WHAT IS EXPECTED: The lines to extract run from the first line of the material below to the line containing "import plotly.graph_objects as go", both included; leave the pictures behind.

begin

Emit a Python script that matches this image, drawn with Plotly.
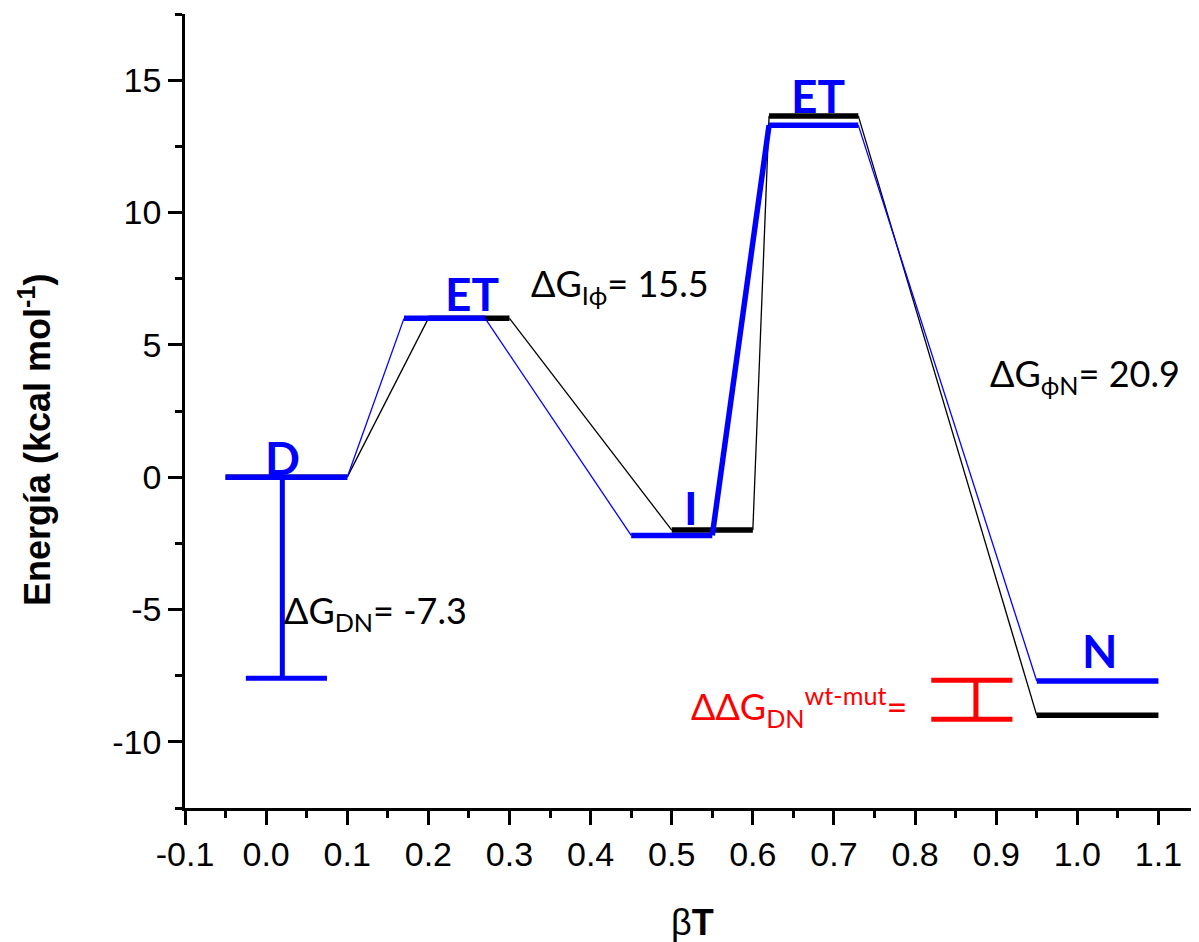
import plotly.graph_objects as go

# ---- data ----
states = ["D", "ET", "I", "ET", "N"]
blue_x_start = [-0.05, 0.17, 0.45, 0.62, 0.95]
blue_x_end = [0.10, 0.27, 0.55, 0.73, 1.10]
blue_energy = [0.0, 6.0, -2.2, 13.3, -7.7]
black_x_start = [-0.05, 0.20, 0.50, 0.62, 0.95]
black_x_end = [0.10, 0.30, 0.60, 0.73, 1.10]
black_energy = [0.0, 6.0, -2.0, 13.65, -9.0]

# state label positions
label_x = [0.02, 0.254, 0.524, 0.68, 1.027]
label_y = [0.75, 6.95, -1.13, 14.43, -6.54]

# error bars (dG_DN, ddG)
dgdn_x = 0.02
dgdn_top = 0.0
dgdn_bottom = -7.6
dgdn_cap = [-0.025, 0.075]
ddg_x = 0.875
ddg_top = -7.67
ddg_bottom = -9.15
ddg_cap = [0.82, 0.92]

x_tickvals = [-0.1, 0.0, 0.1, 0.2, 0.3, 0.4, 0.5, 0.6, 0.7, 0.8, 0.9, 1.0, 1.1]
x_ticktext = ["-0.1", "0.0", "0.1", "0.2", "0.3", "0.4", "0.5", "0.6", "0.7", "0.8", "0.9", "1.0", "1.1"]
y_tickvals = [-10, -5, 0, 5, 10, 15]
y_ticktext = ["-10", "-5", "0", "5", "10", "15"]

BLUE = "#0000FF"
BLACK = "#000000"
RED = "#FF0000"


def levels(xs, xe, e):
    X, Y = [], []
    for a, b, c in zip(xs, xe, e):
        X += [a, b, None]
        Y += [c, c, None]
    return X, Y


def connectors(xs, xe, e, idx):
    X, Y = [], []
    for i in idx:
        X += [xe[i], xs[i + 1], None]
        Y += [e[i], e[i + 1], None]
    return X, Y


fig = go.Figure()

# black profile
bx, by = connectors(black_x_start, black_x_end, black_energy, [0, 1, 2, 3])
fig.add_trace(go.Scatter(x=bx, y=by, mode="lines", line=dict(color=BLACK, width=1.3), hoverinfo="skip"))
bx, by = levels(black_x_start, black_x_end, black_energy)
fig.add_trace(go.Scatter(x=bx, y=by, mode="lines", line=dict(color=BLACK, width=5.5), hoverinfo="skip"))

# blue profile
ux, uy = connectors(blue_x_start, blue_x_end, blue_energy, [0, 1, 3])
fig.add_trace(go.Scatter(x=ux, y=uy, mode="lines", line=dict(color=BLUE, width=1.3), hoverinfo="skip"))
ux, uy = connectors(blue_x_start, blue_x_end, blue_energy, [2])
fig.add_trace(go.Scatter(x=ux, y=uy, mode="lines", line=dict(color=BLUE, width=5.5), hoverinfo="skip"))
ux, uy = levels(blue_x_start, blue_x_end, blue_energy)
fig.add_trace(go.Scatter(x=ux, y=uy, mode="lines", line=dict(color=BLUE, width=5.5), hoverinfo="skip"))

# dG_DN bar
fig.add_trace(go.Scatter(
    x=[dgdn_x, dgdn_x, None, dgdn_cap[0], dgdn_cap[1]],
    y=[dgdn_top, dgdn_bottom, None, dgdn_bottom, dgdn_bottom],
    mode="lines", line=dict(color=BLUE, width=5), hoverinfo="skip"))

# ddG bar
fig.add_trace(go.Scatter(
    x=[ddg_x, ddg_x, None, ddg_cap[0], ddg_cap[1], None, ddg_cap[0], ddg_cap[1]],
    y=[ddg_top, ddg_bottom, None, ddg_top, ddg_top, None, ddg_bottom, ddg_bottom],
    mode="lines", line=dict(color=RED, width=5), hoverinfo="skip"))

LAB_FONT = dict(family="Lato, 'Open Sans', sans-serif", size=46, color=BLUE)
TXT_FONT = dict(family="Lato, 'Open Sans', sans-serif", size=36, color=BLACK)

annotations = []
for s, x, y in zip(states, label_x, label_y):
    annotations.append(dict(x=x, y=y, xref="x", yref="y", text=f"<b>{s}</b>", showarrow=False,
                            font=LAB_FONT, xanchor="center", yanchor="middle"))

annotations += [
    dict(x=0.019, y=-5.1, xref="x", yref="y", text="ΔG<sub>DN</sub>= -7.3", showarrow=False,
         font=TXT_FONT, xanchor="left", yanchor="middle"),
    dict(x=0.324, y=7.25, xref="x", yref="y", text="ΔG<sub>Iϕ</sub>= 15.5", showarrow=False,
         font=TXT_FONT, xanchor="left", yanchor="middle"),
    dict(x=0.890, y=3.85, xref="x", yref="y", text="ΔG<sub>ϕN</sub>= 20.9", showarrow=False,
         font=TXT_FONT, xanchor="left", yanchor="middle"),
    dict(x=0.792, y=-8.65, xref="x", yref="y", text="ΔΔG<sub>DN</sub><sup>wt-mut</sup>=", showarrow=False,
         font=dict(family="Lato, 'Open Sans', sans-serif", size=36, color=RED), xanchor="right", yanchor="middle"),
    # y axis title
    dict(x=0, y=(794 - 440 + 14) / 794, xref="paper", yref="paper", xshift=-150, textangle=-90,
         text="<b>Energía (kcal mol<sup>-1</sup>)</b>", showarrow=False,
         font=dict(family="Arial, 'Liberation Sans', sans-serif", size=36, color=BLACK),
         xanchor="center", yanchor="middle", borderpad=0),
    # x axis title
    dict(x=0.5, y=0, xref="paper", yref="paper", yshift=-114,
         text="β<b>T</b>", showarrow=False,
         font=dict(family="Arial, 'Liberation Sans', sans-serif", size=36, color=BLACK),
         xanchor="center", yanchor="middle", borderpad=0),
]

axis_common = dict(
    showline=True, linecolor=BLACK, linewidth=2.5, mirror=False,
    ticks="outside", ticklen=14, tickwidth=2.5, tickcolor=BLACK,
    showgrid=False, zeroline=False, automargin=False,
    tickfont=dict(family="Arial, 'Liberation Sans', sans-serif", size=34, color=BLACK),
)

# page body has an 8px margin, so the figure is sized to fit the window
fig.update_layout(
    width=1191, height=934,
    margin=dict(l=177, r=0, t=6, b=134),
    paper_bgcolor="white", plot_bgcolor="white",
    showlegend=False,
    annotations=annotations,
    xaxis=dict(range=[-0.1, 1.15], tickvals=x_tickvals, ticktext=x_ticktext,
               minor=dict(dtick=0.05, tick0=-0.1, ticks="outside", ticklen=7, tickwidth=2.5, tickcolor=BLACK),
               **axis_common),
    yaxis=dict(range=[-12.5, 17.5], tickvals=y_tickvals, ticktext=y_ticktext,
               minor=dict(dtick=2.5, tick0=0, ticks="outside", ticklen=7, tickwidth=2.5, tickcolor=BLACK),
               **axis_common),
)

fig.write_html("out.html")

end

EXERCISE ANSWER:
Emit a Python script that matches this image, drawn with Plotly.
import plotly.graph_objects as go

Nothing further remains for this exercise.